> Goal of the exercise: Type out every line below exactly as it reads.

— Start of Data excerpt —

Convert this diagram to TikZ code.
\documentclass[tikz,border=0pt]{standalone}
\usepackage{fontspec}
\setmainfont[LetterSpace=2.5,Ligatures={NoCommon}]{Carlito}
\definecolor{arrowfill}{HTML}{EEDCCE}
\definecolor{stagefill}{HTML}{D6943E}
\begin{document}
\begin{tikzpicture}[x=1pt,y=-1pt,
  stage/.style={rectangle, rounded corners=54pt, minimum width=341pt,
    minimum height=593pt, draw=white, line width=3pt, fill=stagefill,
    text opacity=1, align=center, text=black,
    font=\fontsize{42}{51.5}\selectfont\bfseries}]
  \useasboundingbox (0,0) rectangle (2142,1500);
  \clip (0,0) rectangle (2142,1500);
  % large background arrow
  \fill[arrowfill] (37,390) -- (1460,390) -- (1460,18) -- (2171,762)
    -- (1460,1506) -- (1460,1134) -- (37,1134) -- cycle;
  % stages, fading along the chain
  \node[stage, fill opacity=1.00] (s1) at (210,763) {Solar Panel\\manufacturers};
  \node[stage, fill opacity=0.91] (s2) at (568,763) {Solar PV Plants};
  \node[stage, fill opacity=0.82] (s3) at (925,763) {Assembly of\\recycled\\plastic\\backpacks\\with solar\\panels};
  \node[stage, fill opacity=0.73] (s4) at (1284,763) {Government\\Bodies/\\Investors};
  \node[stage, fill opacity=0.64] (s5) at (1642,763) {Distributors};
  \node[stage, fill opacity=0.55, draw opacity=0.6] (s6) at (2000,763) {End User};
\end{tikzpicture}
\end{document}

— End of Data excerpt —

> Exercise solution:
Convert this diagram to TikZ code.
\documentclass[tikz,border=0pt]{standalone}
\usepackage{fontspec}
\setmainfont[LetterSpace=2.5,Ligatures={NoCommon}]{Carlito}
\definecolor{arrowfill}{HTML}{EEDCCE}
\definecolor{stagefill}{HTML}{D6943E}
\begin{document}
\begin{tikzpicture}[x=1pt,y=-1pt,
  stage/.style={rectangle, rounded corners=54pt, minimum width=341pt,
    minimum height=593pt, draw=white, line width=3pt, fill=stagefill,
    text opacity=1, align=center, text=black,
    font=\fontsize{42}{51.5}\selectfont\bfseries}]
  \useasboundingbox (0,0) rectangle (2142,1500);
  \clip (0,0) rectangle (2142,1500);
  % large background arrow
  \fill[arrowfill] (37,390) -- (1460,390) -- (1460,18) -- (2171,762)
    -- (1460,1506) -- (1460,1134) -- (37,1134) -- cycle;
  % stages, fading along the chain
  \node[stage, fill opacity=1.00] (s1) at (210,763) {Solar Panel\\manufacturers};
  \node[stage, fill opacity=0.91] (s2) at (568,763) {Solar PV Plants};
  \node[stage, fill opacity=0.82] (s3) at (925,763) {Assembly of\\recycled\\plastic\\backpacks\\with solar\\panels};
  \node[stage, fill opacity=0.73] (s4) at (1284,763) {Government\\Bodies/\\Investors};
  \node[stage, fill opacity=0.64] (s5) at (1642,763) {Distributors};
  \node[stage, fill opacity=0.55, draw opacity=0.6] (s6) at (2000,763) {End User};
\end{tikzpicture}
\end{document}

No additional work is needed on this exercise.